Filter the listing below, copying every line in which the word "code" appears.
┌──
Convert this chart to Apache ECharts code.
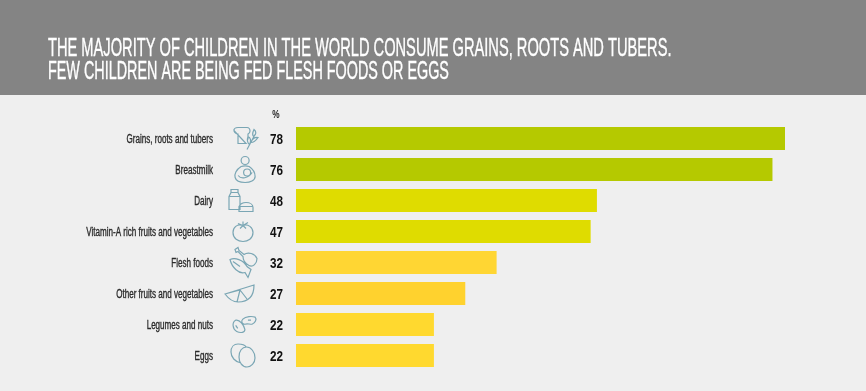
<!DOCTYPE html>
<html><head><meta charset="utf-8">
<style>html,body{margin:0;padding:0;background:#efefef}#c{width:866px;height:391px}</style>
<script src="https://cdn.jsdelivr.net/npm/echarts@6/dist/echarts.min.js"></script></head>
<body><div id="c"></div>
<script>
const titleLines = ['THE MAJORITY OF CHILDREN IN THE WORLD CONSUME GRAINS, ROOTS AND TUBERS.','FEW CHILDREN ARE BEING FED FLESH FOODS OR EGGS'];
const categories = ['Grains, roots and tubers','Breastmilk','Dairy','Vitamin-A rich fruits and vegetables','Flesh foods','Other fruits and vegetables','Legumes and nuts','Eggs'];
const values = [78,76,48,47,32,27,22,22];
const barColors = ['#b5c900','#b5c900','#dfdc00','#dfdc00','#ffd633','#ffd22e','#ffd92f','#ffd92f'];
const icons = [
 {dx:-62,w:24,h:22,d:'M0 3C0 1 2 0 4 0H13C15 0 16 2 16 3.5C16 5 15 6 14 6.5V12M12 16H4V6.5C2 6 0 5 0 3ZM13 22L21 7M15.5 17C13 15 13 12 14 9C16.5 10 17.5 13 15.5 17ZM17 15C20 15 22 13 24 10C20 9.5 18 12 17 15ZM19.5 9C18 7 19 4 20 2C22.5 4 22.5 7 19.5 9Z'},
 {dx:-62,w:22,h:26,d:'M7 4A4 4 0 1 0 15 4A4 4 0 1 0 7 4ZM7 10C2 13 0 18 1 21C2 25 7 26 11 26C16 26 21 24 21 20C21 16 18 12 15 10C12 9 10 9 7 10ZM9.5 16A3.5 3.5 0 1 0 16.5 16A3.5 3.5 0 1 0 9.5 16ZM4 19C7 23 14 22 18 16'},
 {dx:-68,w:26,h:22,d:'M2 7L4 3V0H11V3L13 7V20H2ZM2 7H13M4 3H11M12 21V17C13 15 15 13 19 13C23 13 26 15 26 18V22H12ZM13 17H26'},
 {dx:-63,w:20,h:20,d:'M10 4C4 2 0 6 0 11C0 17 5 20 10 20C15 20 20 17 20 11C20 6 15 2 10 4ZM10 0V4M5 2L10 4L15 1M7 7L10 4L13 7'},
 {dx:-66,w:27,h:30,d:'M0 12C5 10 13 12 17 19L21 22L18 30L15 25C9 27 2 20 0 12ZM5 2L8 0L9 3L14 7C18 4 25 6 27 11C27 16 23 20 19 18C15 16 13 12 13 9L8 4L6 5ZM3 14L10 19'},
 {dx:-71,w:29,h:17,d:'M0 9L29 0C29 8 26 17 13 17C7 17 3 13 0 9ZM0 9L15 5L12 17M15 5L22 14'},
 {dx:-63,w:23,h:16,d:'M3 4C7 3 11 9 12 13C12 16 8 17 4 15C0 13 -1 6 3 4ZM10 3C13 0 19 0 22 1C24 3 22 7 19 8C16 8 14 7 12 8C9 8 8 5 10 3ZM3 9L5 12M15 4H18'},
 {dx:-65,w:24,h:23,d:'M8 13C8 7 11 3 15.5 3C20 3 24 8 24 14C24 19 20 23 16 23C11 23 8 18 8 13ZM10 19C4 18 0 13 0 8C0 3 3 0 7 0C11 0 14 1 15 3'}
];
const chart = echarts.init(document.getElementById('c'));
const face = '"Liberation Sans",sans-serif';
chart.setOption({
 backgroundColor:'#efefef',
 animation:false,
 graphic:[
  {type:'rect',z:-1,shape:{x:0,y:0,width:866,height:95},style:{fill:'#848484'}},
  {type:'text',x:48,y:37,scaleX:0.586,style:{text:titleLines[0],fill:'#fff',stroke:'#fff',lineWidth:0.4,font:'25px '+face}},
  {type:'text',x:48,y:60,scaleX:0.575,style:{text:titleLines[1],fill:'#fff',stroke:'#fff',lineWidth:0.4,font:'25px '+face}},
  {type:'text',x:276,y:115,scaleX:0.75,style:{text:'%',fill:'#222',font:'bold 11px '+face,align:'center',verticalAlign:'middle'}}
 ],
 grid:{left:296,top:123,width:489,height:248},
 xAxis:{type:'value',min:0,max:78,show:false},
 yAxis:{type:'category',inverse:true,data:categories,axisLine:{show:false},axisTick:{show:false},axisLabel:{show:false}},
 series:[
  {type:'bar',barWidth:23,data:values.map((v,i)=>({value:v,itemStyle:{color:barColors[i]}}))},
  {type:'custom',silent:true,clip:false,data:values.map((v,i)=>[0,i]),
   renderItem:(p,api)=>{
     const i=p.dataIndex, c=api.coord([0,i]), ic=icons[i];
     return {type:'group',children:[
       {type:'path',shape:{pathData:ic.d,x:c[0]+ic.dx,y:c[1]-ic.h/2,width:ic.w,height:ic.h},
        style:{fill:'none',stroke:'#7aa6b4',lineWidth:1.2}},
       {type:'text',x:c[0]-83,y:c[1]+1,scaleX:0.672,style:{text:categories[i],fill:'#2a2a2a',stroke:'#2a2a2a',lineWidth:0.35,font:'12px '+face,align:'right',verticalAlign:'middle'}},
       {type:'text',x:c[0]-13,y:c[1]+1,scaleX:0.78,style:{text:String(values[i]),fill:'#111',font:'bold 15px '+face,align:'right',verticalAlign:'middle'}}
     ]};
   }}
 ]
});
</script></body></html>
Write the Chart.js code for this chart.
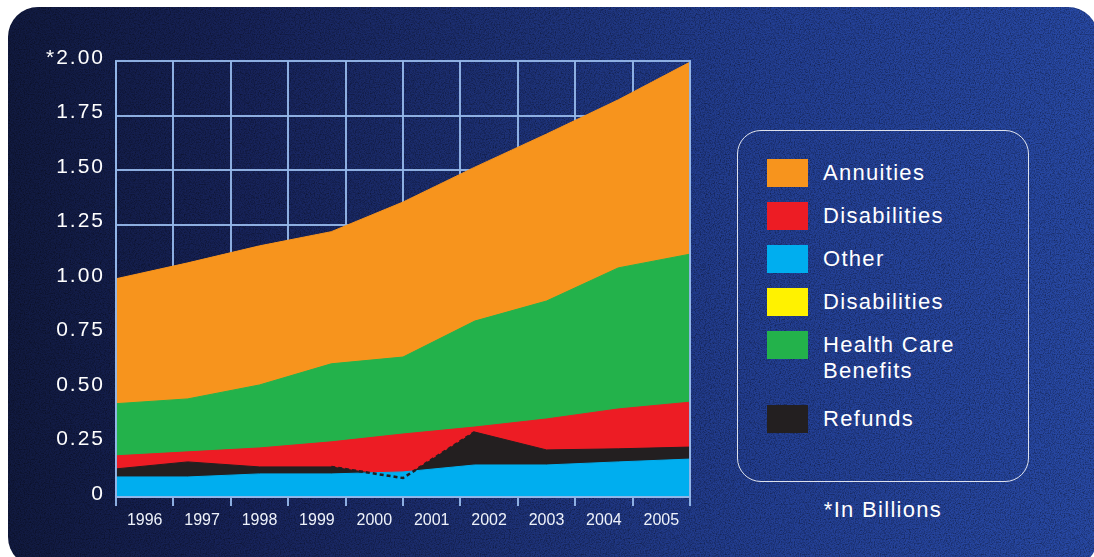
└──
▶ [SOLUTION TO THIS PROBLEM]:
Convert this chart to Apache ECharts code.
Write the Chart.js code for this chart.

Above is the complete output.